### Set problem
Quote the data below in full, minus the images.

### Provided data

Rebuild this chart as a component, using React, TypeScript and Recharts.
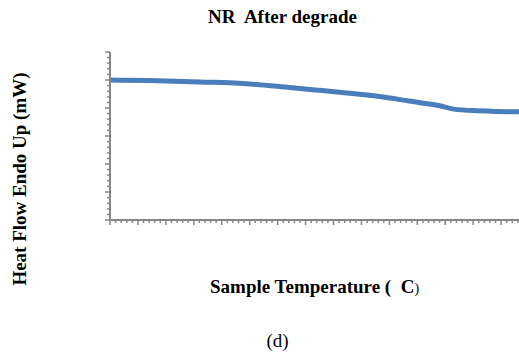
import React from 'react';
import { LineChart, Line, XAxis, YAxis } from 'recharts';

// temperature position (axis units, one unit per major tick) and heat flow reading
const temps = [0, 1.43, 3.21, 5.0, 6.43, 7.5, 8.57, 9.64, 10.7, 11.8, 12.3, 13.2, 14.3, 14.64];
const heatFlow = [5.0, 4.98, 4.93, 4.86, 4.73, 4.63, 4.53, 4.41, 4.25, 4.08, 3.96, 3.9, 3.87, 3.87];

const chartTitle = 'NR  After degrade';
const xTitle = 'Sample Temperature (  C';
const yTitle = 'Heat Flow Endo Up (mW)';
const caption = '(d)';

const data = temps.map((t, i) => ({ t, v: heatFlow[i] }));

const AXIS = '#868686';
const FONT = "'Liberation Serif', 'Times New Roman', 'DejaVu Serif', serif";

const xTicks = Array.from({ length: 74 }, (_, i) => +(i * 0.2).toFixed(1));
const yTicks = Array.from({ length: 31 }, (_, i) => +(i * 0.2).toFixed(1));

const isMajor = (v: number) => Math.abs(v - Math.round(v)) < 1e-6;

const XTick = (props: any) => {
  const { x, y, payload } = props;
  const len = isMajor(payload.value) ? 5 : 3;
  return <line x1={x} x2={x} y1={y} y2={y + len} stroke={AXIS} strokeWidth={1.5} />;
};

const YTick = (props: any) => {
  const { x, y, payload } = props;
  const len = isMajor(payload.value) ? 5 : 3;
  return <line x1={x} x2={x - len} y1={y} y2={y} stroke={AXIS} strokeWidth={1.5} />;
};

const txt: React.CSSProperties = { position: 'absolute', whiteSpace: 'pre', fontFamily: FONT, color: '#000' };

export default function App() {
  return (
    <div style={{ position: 'absolute', left: 0, top: 0, width: 519, height: 356, background: '#fff' }}>
      <LineChart width={519} height={356} data={data} margin={{ top: 52, right: 0, left: 60, bottom: 126 }}>
        <XAxis
          dataKey="t"
          type="number"
          domain={[0, 14.64]}
          ticks={xTicks}
          interval={0}
          height={10}
          tickSize={0}
          tickMargin={0}
          tick={<XTick />}
          axisLine={{ stroke: AXIS, strokeWidth: 2 }}
          allowDataOverflow
        />
        <YAxis
          type="number"
          domain={[0, 6]}
          ticks={yTicks}
          interval={0}
          width={50}
          tickSize={0}
          tickMargin={0}
          tick={<YTick />}
          axisLine={{ stroke: AXIS, strokeWidth: 2 }}
        />
        <Line
          type="monotone"
          dataKey="v"
          stroke="#4A7EBB"
          strokeWidth={5}
          dot={false}
          isAnimationActive={false}
        />
      </LineChart>
      <div style={{ ...txt, left: 0, width: 519, top: 6, textAlign: 'center', fontWeight: 'bold', fontSize: 19, paddingLeft: 46, boxSizing: 'border-box' }}>
        {chartTitle}
      </div>
      <div
        style={{
          ...txt,
          left: 20,
          top: 179,
          transform: 'translate(-50%, -50%) rotate(-90deg)',
          fontWeight: 'bold',
          fontSize: 19,
        }}
      >
        {yTitle}
      </div>
      <div style={{ ...txt, left: 210, top: 276, fontWeight: 'bold', fontSize: 19 }}>
        {xTitle}
        <span style={{ fontWeight: 'normal', fontSize: 14 }}>)</span>
      </div>
      <div style={{ ...txt, left: 0, width: 519, top: 330, textAlign: 'center', fontSize: 19, paddingLeft: 36, boxSizing: 'border-box' }}>
        {caption}
      </div>
    </div>
  );
}
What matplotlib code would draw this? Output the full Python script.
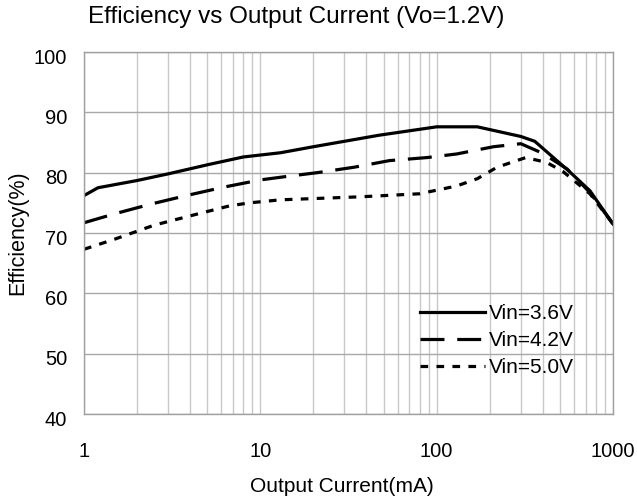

### Output for this exercise
Rebuild this chart as a component, using React, TypeScript and Recharts.
import React from 'react';
import { LineChart, Line, XAxis, YAxis } from 'recharts';

// temperature position (axis units, one unit per major tick) and heat flow reading
const temps = [0, 1.43, 3.21, 5.0, 6.43, 7.5, 8.57, 9.64, 10.7, 11.8, 12.3, 13.2, 14.3, 14.64];
const heatFlow = [5.0, 4.98, 4.93, 4.86, 4.73, 4.63, 4.53, 4.41, 4.25, 4.08, 3.96, 3.9, 3.87, 3.87];

const chartTitle = 'NR  After degrade';
const xTitle = 'Sample Temperature (  C';
const yTitle = 'Heat Flow Endo Up (mW)';
const caption = '(d)';

const data = temps.map((t, i) => ({ t, v: heatFlow[i] }));

const AXIS = '#868686';
const FONT = "'Liberation Serif', 'Times New Roman', 'DejaVu Serif', serif";

const xTicks = Array.from({ length: 74 }, (_, i) => +(i * 0.2).toFixed(1));
const yTicks = Array.from({ length: 31 }, (_, i) => +(i * 0.2).toFixed(1));

const isMajor = (v: number) => Math.abs(v - Math.round(v)) < 1e-6;

const XTick = (props: any) => {
  const { x, y, payload } = props;
  const len = isMajor(payload.value) ? 5 : 3;
  return <line x1={x} x2={x} y1={y} y2={y + len} stroke={AXIS} strokeWidth={1.5} />;
};

const YTick = (props: any) => {
  const { x, y, payload } = props;
  const len = isMajor(payload.value) ? 5 : 3;
  return <line x1={x} x2={x - len} y1={y} y2={y} stroke={AXIS} strokeWidth={1.5} />;
};

const txt: React.CSSProperties = { position: 'absolute', whiteSpace: 'pre', fontFamily: FONT, color: '#000' };

export default function App() {
  return (
    <div style={{ position: 'absolute', left: 0, top: 0, width: 519, height: 356, background: '#fff' }}>
      <LineChart width={519} height={356} data={data} margin={{ top: 52, right: 0, left: 60, bottom: 126 }}>
        <XAxis
          dataKey="t"
          type="number"
          domain={[0, 14.64]}
          ticks={xTicks}
          interval={0}
          height={10}
          tickSize={0}
          tickMargin={0}
          tick={<XTick />}
          axisLine={{ stroke: AXIS, strokeWidth: 2 }}
          allowDataOverflow
        />
        <YAxis
          type="number"
          domain={[0, 6]}
          ticks={yTicks}
          interval={0}
          width={50}
          tickSize={0}
          tickMargin={0}
          tick={<YTick />}
          axisLine={{ stroke: AXIS, strokeWidth: 2 }}
        />
        <Line
          type="monotone"
          dataKey="v"
          stroke="#4A7EBB"
          strokeWidth={5}
          dot={false}
          isAnimationActive={false}
        />
      </LineChart>
      <div style={{ ...txt, left: 0, width: 519, top: 6, textAlign: 'center', fontWeight: 'bold', fontSize: 19, paddingLeft: 46, boxSizing: 'border-box' }}>
        {chartTitle}
      </div>
      <div
        style={{
          ...txt,
          left: 20,
          top: 179,
          transform: 'translate(-50%, -50%) rotate(-90deg)',
          fontWeight: 'bold',
          fontSize: 19,
        }}
      >
        {yTitle}
      </div>
      <div style={{ ...txt, left: 210, top: 276, fontWeight: 'bold', fontSize: 19 }}>
        {xTitle}
        <span style={{ fontWeight: 'normal', fontSize: 14 }}>)</span>
      </div>
      <div style={{ ...txt, left: 0, width: 519, top: 330, textAlign: 'center', fontSize: 19, paddingLeft: 36, boxSizing: 'border-box' }}>
        {caption}
      </div>
    </div>
  );
}
What matplotlib code would draw this? Output the full Python script.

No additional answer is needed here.